Among the primary reasons companies are hesitant to make the transition is a lack of motivation. Some may point to the slowly recovering economy for their refusal to make the move now. However, failing to deal with IPv6 when it takes over could be as devastating financially as a slow economy.

"There may be a degree of ‘head in sand' mentality among enterprises, but our research stands in glaring contrast to the industry's efforts to promote IPv6 over the past several years," Mike Sapien, Ovum principal analyst and report author, said. "Furthermore, our research suggests that many enterprise customers think they are already using IPv6, when they are not."

The number of IPv4 addresses is running out rapidly, as new smartphones, tablets and other mobile computing devices are activated along with laptop and desktop PCs.

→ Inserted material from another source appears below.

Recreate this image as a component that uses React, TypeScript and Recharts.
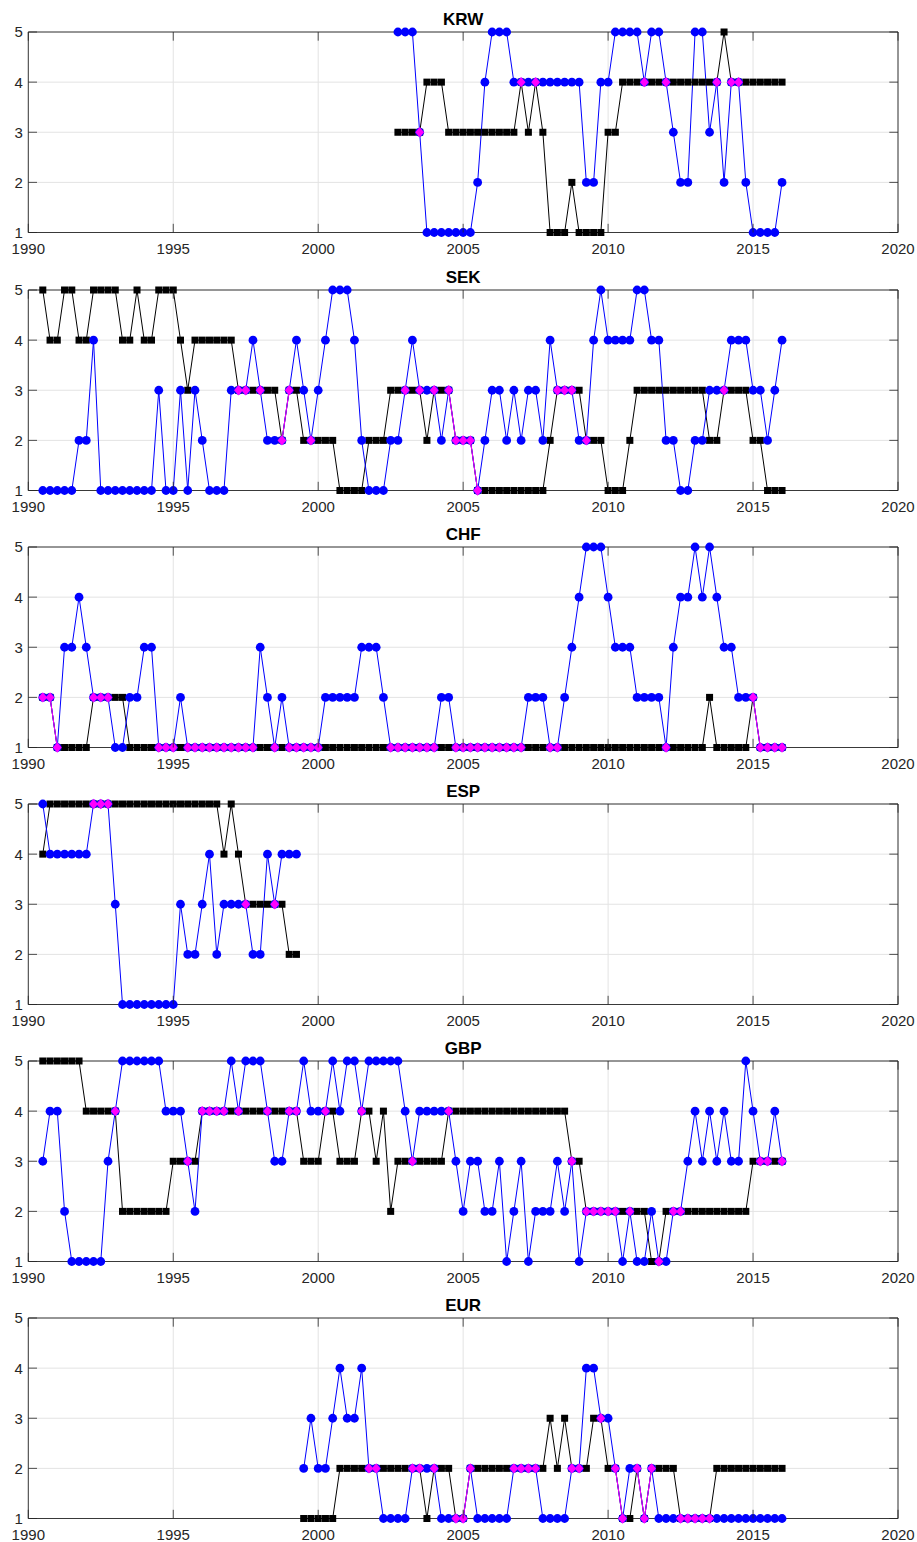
import React from 'react';
import { LineChart, Line, XAxis, YAxis, CartesianGrid, ReferenceArea } from 'recharts';

const X_TICKS = [1990, 1995, 2000, 2005, 2010, 2015, 2020];
const Y_TICKS = [1, 2, 3, 4, 5];
// quarterly dates 1990.5 ... 2016.0
const QUARTERS: number[] = Array.from({ length: 103 }, (_, k) => 1990.5 + k * 0.25);

// KRW (first quarter 2002.75)
const KRW_START = 2002.75;
const KRW_BLUE = [
  5, 5, 5, 3, 1, 1, 1, 1, 1, 1,
  1, 2, 4, 5, 5, 5, 4, 4, 4, 4,
  4, 4, 4, 4, 4, 4, 2, 2, 4, 4,
  5, 5, 5, 5, 4, 5, 5, 4, 3, 2,
  2, 5, 5, 3, 4, 2, 4, 4, 2, 1,
  1, 1, 1, 2,
];
const KRW_BLACK = [
  3, 3, 3, 3, 4, 4, 4, 3, 3, 3,
  3, 3, 3, 3, 3, 3, 3, 4, 3, 4,
  3, 1, 1, 1, 2, 1, 1, 1, 1, 3,
  3, 4, 4, 4, 4, 4, 4, 4, 4, 4,
  4, 4, 4, 4, 4, 5, 4, 4, 4, 4,
  4, 4, 4, 4,
];

// SEK (first quarter 1990.5)
const SEK_START = 1990.5;
const SEK_BLUE = [
  1, 1, 1, 1, 1, 2, 2, 4, 1, 1,
  1, 1, 1, 1, 1, 1, 3, 1, 1, 3,
  1, 3, 2, 1, 1, 1, 3, 3, 3, 4,
  3, 2, 2, 2, 3, 4, 3, 2, 3, 4,
  5, 5, 5, 4, 2, 1, 1, 1, 2, 2,
  3, 4, 3, 3, 3, 2, 3, 2, 2, 2,
  1, 2, 3, 3, 2, 3, 2, 3, 3, 2,
  4, 3, 3, 3, 2, 2, 4, 5, 4, 4,
  4, 4, 5, 5, 4, 4, 2, 2, 1, 1,
  2, 2, 3, 3, 3, 4, 4, 4, 3, 3,
  2, 3, 4,
];
const SEK_BLACK = [
  5, 4, 4, 5, 5, 4, 4, 5, 5, 5,
  5, 4, 4, 5, 4, 4, 5, 5, 5, 4,
  3, 4, 4, 4, 4, 4, 4, 3, 3, 3,
  3, 3, 3, 2, 3, 3, 2, 2, 2, 2,
  2, 1, 1, 1, 1, 2, 2, 2, 3, 3,
  3, 3, 3, 2, 3, 3, 3, 2, 2, 2,
  1, 1, 1, 1, 1, 1, 1, 1, 1, 1,
  2, 3, 3, 3, 3, 2, 2, 2, 1, 1,
  1, 2, 3, 3, 3, 3, 3, 3, 3, 3,
  3, 3, 2, 2, 3, 3, 3, 3, 2, 2,
  1, 1, 1,
];

// CHF (first quarter 1990.5)
const CHF_START = 1990.5;
const CHF_BLUE = [
  2, 2, 1, 3, 3, 4, 3, 2, 2, 2,
  1, 1, 2, 2, 3, 3, 1, 1, 1, 2,
  1, 1, 1, 1, 1, 1, 1, 1, 1, 1,
  3, 2, 1, 2, 1, 1, 1, 1, 1, 2,
  2, 2, 2, 2, 3, 3, 3, 2, 1, 1,
  1, 1, 1, 1, 1, 2, 2, 1, 1, 1,
  1, 1, 1, 1, 1, 1, 1, 2, 2, 2,
  1, 1, 2, 3, 4, 5, 5, 5, 4, 3,
  3, 3, 2, 2, 2, 2, 1, 3, 4, 4,
  5, 4, 5, 4, 3, 3, 2, 2, 2, 1,
  1, 1, 1,
];
const CHF_BLACK = [
  2, 2, 1, 1, 1, 1, 1, 2, 2, 2,
  2, 2, 1, 1, 1, 1, 1, 1, 1, 1,
  1, 1, 1, 1, 1, 1, 1, 1, 1, 1,
  1, 1, 1, 1, 1, 1, 1, 1, 1, 1,
  1, 1, 1, 1, 1, 1, 1, 1, 1, 1,
  1, 1, 1, 1, 1, 1, 1, 1, 1, 1,
  1, 1, 1, 1, 1, 1, 1, 1, 1, 1,
  1, 1, 1, 1, 1, 1, 1, 1, 1, 1,
  1, 1, 1, 1, 1, 1, 1, 1, 1, 1,
  1, 1, 2, 1, 1, 1, 1, 1, 2, 1,
  1, 1, 1,
];

// ESP (first quarter 1990.5)
const ESP_START = 1990.5;
const ESP_BLUE = [
  5, 4, 4, 4, 4, 4, 4, 5, 5, 5,
  3, 1, 1, 1, 1, 1, 1, 1, 1, 3,
  2, 2, 3, 4, 2, 3, 3, 3, 3, 2,
  2, 4, 3, 4, 4, 4,
];
const ESP_BLACK = [
  4, 5, 5, 5, 5, 5, 5, 5, 5, 5,
  5, 5, 5, 5, 5, 5, 5, 5, 5, 5,
  5, 5, 5, 5, 5, 4, 5, 4, 3, 3,
  3, 3, 3, 3, 2, 2,
];

// GBP (first quarter 1990.5)
const GBP_START = 1990.5;
const GBP_BLUE = [
  3, 4, 4, 2, 1, 1, 1, 1, 1, 3,
  4, 5, 5, 5, 5, 5, 5, 4, 4, 4,
  3, 2, 4, 4, 4, 4, 5, 4, 5, 5,
  5, 4, 3, 3, 4, 4, 5, 4, 4, 4,
  5, 4, 5, 5, 4, 5, 5, 5, 5, 5,
  4, 3, 4, 4, 4, 4, 4, 3, 2, 3,
  3, 2, 2, 3, 1, 2, 3, 1, 2, 2,
  2, 3, 2, 3, 1, 2, 2, 2, 2, 2,
  1, 2, 1, 1, 2, 1, 1, 2, 2, 3,
  4, 3, 4, 3, 4, 3, 3, 5, 4, 3,
  3, 4, 3,
];
const GBP_BLACK = [
  5, 5, 5, 5, 5, 5, 4, 4, 4, 4,
  4, 2, 2, 2, 2, 2, 2, 2, 3, 3,
  3, 3, 4, 4, 4, 4, 4, 4, 4, 4,
  4, 4, 4, 4, 4, 4, 3, 3, 3, 4,
  4, 3, 3, 3, 4, 4, 3, 4, 2, 3,
  3, 3, 3, 3, 3, 3, 4, 4, 4, 4,
  4, 4, 4, 4, 4, 4, 4, 4, 4, 4,
  4, 4, 4, 3, 3, 2, 2, 2, 2, 2,
  2, 2, 2, 2, 1, 1, 2, 2, 2, 2,
  2, 2, 2, 2, 2, 2, 2, 2, 3, 3,
  3, 3, 3,
];

// EUR (first quarter 1999.5)
const EUR_START = 1999.5;
const EUR_BLUE = [
  2, 3, 2, 2, 3, 4, 3, 3, 4, 2,
  2, 1, 1, 1, 1, 2, 2, 2, 2, 1,
  1, 1, 1, 2, 1, 1, 1, 1, 1, 2,
  2, 2, 2, 1, 1, 1, 1, 2, 2, 4,
  4, 3, 3, 2, 1, 2, 2, 1, 2, 1,
  1, 1, 1, 1, 1, 1, 1, 1, 1, 1,
  1, 1, 1, 1, 1, 1, 1,
];
const EUR_BLACK = [
  1, 1, 1, 1, 1, 2, 2, 2, 2, 2,
  2, 2, 2, 2, 2, 2, 2, 1, 2, 2,
  2, 1, 1, 2, 2, 2, 2, 2, 2, 2,
  2, 2, 2, 2, 3, 2, 3, 2, 2, 2,
  3, 3, 2, 2, 1, 1, 2, 1, 2, 2,
  2, 2, 1, 1, 1, 1, 1, 2, 2, 2,
  2, 2, 2, 2, 2, 2, 2,
];

const PANELS = [
  { title: 'KRW', start: KRW_START, blue: KRW_BLUE, black: KRW_BLACK },
  { title: 'SEK', start: SEK_START, blue: SEK_BLUE, black: SEK_BLACK },
  { title: 'CHF', start: CHF_START, blue: CHF_BLUE, black: CHF_BLACK },
  { title: 'ESP', start: ESP_START, blue: ESP_BLUE, black: ESP_BLACK },
  { title: 'GBP', start: GBP_START, blue: GBP_BLUE, black: GBP_BLACK },
  { title: 'EUR', start: EUR_START, blue: EUR_BLUE, black: EUR_BLACK },
];

// layout
const CHART_W = 917;
const CHART_H = 257;
const M_TOP = 30;
const M_RIGHT = 19;
const Y_AXIS_W = 28.3;
const X_AXIS_H = 26.5;
const PLOT_W = CHART_W - Y_AXIS_W - M_RIGHT;
const PLOT_H = CHART_H - M_TOP - X_AXIS_H;
const FIRST_TOP = 2.3;
const PANEL_STEP = 257.2;
const TICK_LEN = 8.7;

const AXIS = '#262626';
const GRID = '#e3e3e3';
const BLUE = '#0000ff';
const MAGENTA = '#ff00ff';
const FONT = '"Liberation Sans", Arial, Helvetica, sans-serif';

const XTick = (props: any) => {
  const { x, y, payload } = props;
  return (
    <g>
      <line x1={x} y1={y} x2={x} y2={y - TICK_LEN} stroke={AXIS} strokeWidth={0.8} />
      <line x1={x} y1={y - PLOT_H} x2={x} y2={y - PLOT_H + TICK_LEN} stroke={AXIS} strokeWidth={0.8} />
      <text x={x} y={y + 21.3} textAnchor="middle" fontSize={15} fontFamily={FONT} fill={AXIS}>
        {payload.value}
      </text>
    </g>
  );
};

const YTick = (props: any) => {
  const { x, y, payload } = props;
  return (
    <g>
      <line x1={x} y1={y} x2={x + TICK_LEN} y2={y} stroke={AXIS} strokeWidth={0.8} />
      <line x1={x + PLOT_W} y1={y} x2={x + PLOT_W - TICK_LEN} y2={y} stroke={AXIS} strokeWidth={0.8} />
      <text x={x - 5.5} y={y + 5.4} textAnchor="end" fontSize={15} fontFamily={FONT} fill={AXIS}>
        {payload.value}
      </text>
    </g>
  );
};

const bad = (p: any) =>
  p.cx == null || p.cy == null || Number.isNaN(p.cx) || Number.isNaN(p.cy) || p.value == null;

const SquareDot = (p: any) => {
  if (bad(p)) return <g key={`sq${p.index}`} />;
  return <rect key={`sq${p.index}`} x={p.cx - 3.5} y={p.cy - 3.5} width={7} height={7} fill="#000" />;
};
const CircleDot = (p: any) => {
  if (bad(p)) return <g key={`ci${p.index}`} />;
  return <circle key={`ci${p.index}`} cx={p.cx} cy={p.cy} r={4.4} fill={BLUE} />;
};
const DiamondDot = (p: any) => {
  if (bad(p)) return <g key={`di${p.index}`} />;
  const { cx, cy } = p;
  return (
    <polygon
      key={`di${p.index}`}
      points={`${cx},${cy - 5.2} ${cx + 4.4},${cy} ${cx},${cy + 5.2} ${cx - 4.4},${cy}`}
      fill={MAGENTA}
    />
  );
};

const Panel = ({ title, start, blue, black, top }: any) => {
  const data = QUARTERS.map((t) => {
    const i = Math.round((t - start) * 4);
    const b = i >= 0 && i < blue.length ? blue[i] : null;
    const k = i >= 0 && i < black.length ? black[i] : null;
    return { t, blue: b, black: k, both: b !== null && b === k ? b : null };
  });
  return (
    <div style={{ position: 'absolute', left: 0, top, width: CHART_W, height: CHART_H }}>
      <svg
        width={CHART_W}
        height={M_TOP}
        style={{ position: 'absolute', left: 0, top: 0, overflow: 'visible' }}
      >
        <text
          x={Y_AXIS_W + PLOT_W / 2}
          y={M_TOP - 7.3}
          textAnchor="middle"
          fontSize={17}
          fontWeight="bold"
          fontFamily={FONT}
          fill="#000"
        >
          {title}
        </text>
      </svg>
      <div style={{ position: 'absolute', left: 0, top: 0 }}>
        <LineChart
          width={CHART_W}
          height={CHART_H}
          data={data}
          margin={{ top: M_TOP, right: M_RIGHT, bottom: 0, left: 0 }}
        >
          <CartesianGrid stroke={GRID} strokeWidth={1} />
          <XAxis
            dataKey="t"
            type="number"
            domain={[1990, 2020]}
            ticks={X_TICKS}
            interval={0}
            height={X_AXIS_H}
            axisLine={false}
            tickLine={false}
            tickSize={0}
            tickMargin={0}
            tick={<XTick />}
          />
          <YAxis
            type="number"
            domain={[1, 5]}
            ticks={Y_TICKS}
            interval={0}
            width={Y_AXIS_W}
            axisLine={false}
            tickLine={false}
            tickSize={0}
            tickMargin={0}
            tick={<YTick />}
          />
          <ReferenceArea
            x1={1990}
            x2={2020}
            y1={1}
            y2={5}
            fill="none"
            fillOpacity={0}
            stroke={AXIS}
            strokeWidth={0.9}
          />
          <Line
            dataKey="black"
            stroke="#000"
            strokeWidth={1}
            dot={SquareDot}
            activeDot={false}
            isAnimationActive={false}
            connectNulls={false}
          />
          <Line
            dataKey="blue"
            stroke={BLUE}
            strokeWidth={1}
            dot={CircleDot}
            activeDot={false}
            isAnimationActive={false}
            connectNulls={false}
          />
          <Line
            dataKey="both"
            stroke={MAGENTA}
            strokeWidth={1}
            dot={DiamondDot}
            activeDot={false}
            isAnimationActive={false}
            connectNulls={false}
          />
        </LineChart>
      </div>
    </div>
  );
}

export default function App() {
  return (
    <div
      style={{
        position: 'absolute',
        left: 0,
        top: 0,
        width: CHART_W,
        height: 1542,
        background: '#fff',
        overflow: 'hidden',
      }}
    >
      {PANELS.map((p, i) => (
        <Panel key={p.title} {...p} top={FIRST_TOP + PANEL_STEP * i} />
      ))}
    </div>
  );
}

According to Ovum, less than 3 percent of all web traffic currently is generated from IPv6. Given the urging companies have received, this figure is quite troubling. In June, World IPv6 Day was supposed to serve as the kickoff to a rapid transition to the standard, but very few companies have opted to make the move.

Ovum reports that companies have received some mixed messages, which may be the reason for the minimal uptake. Alberto Soto of network solutions vendor Brocrade reportedly said there is no reason for companies to make a drastic decision now since it's unlikely to affect anyone in the short term.

"Companies should start looking into it. They should try to understand what are the intermediary steps they have to take, but there is nothing that will stop their operations overnight," Soto told "Just get the right information, make a plan and just execute against this plan in a period that could last between one year and three years."

Still, a series of trends within both enterprise and consumer IT mean available IPv4 addresses will be gone shortly. Mobility is one such trend. However, cloud computing is an equally threatening issue in terms of available addresses. While the platform has the potential to revolutionize IT, without rapid move toward IPv6 by both cloud users and vendors, latency issues could quickly become the norm.